Over the summer 2024, overall printing employment had been generally flat, a situation which continued through the autumn. For the last several months of the year, production and non-production employment alternated being up and down. The most recent data, however, has both production and non-production employment down—January production employment was down by 0.4% from December and non-production employment down by a relatively whopping 2.3%, likely the result of holiday slowdowns.

Publishing employment was down 0.7% from December 2024 to January 2025.

Looking at other business categories, the reporting of which lags a month:

Overall employment in the signage industry was up 1.6% from November to December, with sign production employment up 1.6% and non-production up 1.5%—quite the reversal from November when sign employment was generally down.

Converted paper products employment was up 2.1% from November to December, with paperboard container employment up 3.3% and paper bags and coated and treated paper employment up 0.7%.

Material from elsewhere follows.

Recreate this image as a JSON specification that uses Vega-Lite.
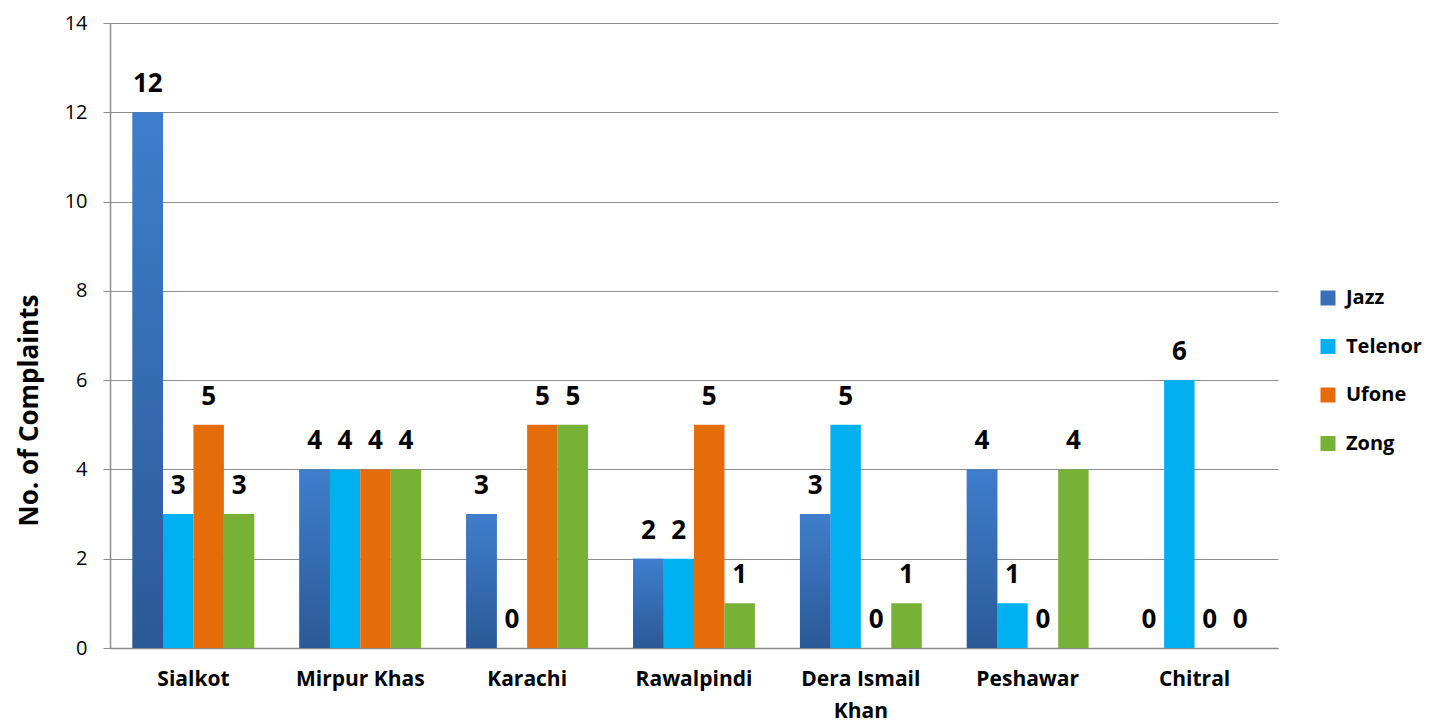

Looking at some specific publishing and creative segments, from November to December, periodical publishing employment was up 0.6%, while newspaper publishing employment was—wow—up 4.4% and book publishing was down 0.2%. Graphic design employment was—yikes—down 7.6%, ad agency employment was also down 7.6%, and PR agency employment was down 1.3%. Direct mail advertising employment was up 4.2%.

As for January employment in general, the BLS reported on February 7:

Total nonfarm payroll employment rose by 143,000 in January, and the unemployment rate edged down to 4.0 percent, the U.S. Bureau of Labor Statistics reported today. Job gains occurred in health care, retail trade, and social assistance. Employment declined in the mining, quarrying, and oil and gas extraction industry.

The U-6 rate (the so-called “real” unemployment rate which includes not just those currently unemployed but also those who are underemployed, marginally attached to the workforce, and have given up looking for work) was unchanged at 7.5%.

The labor force participation rate increased from 62.5% to 62.6% and the employment-to-population ratio increased from 60.0% to 60.1%. The labor force participation rate for 24–54-year-olds increased from 83.4% to 83.5%.  

The January report was  below economists’ expectations, even if November and December payrolls were revised up by 100,000.

We’re a month behind employment reporting; we’ll look at the February report in a couple of weeks.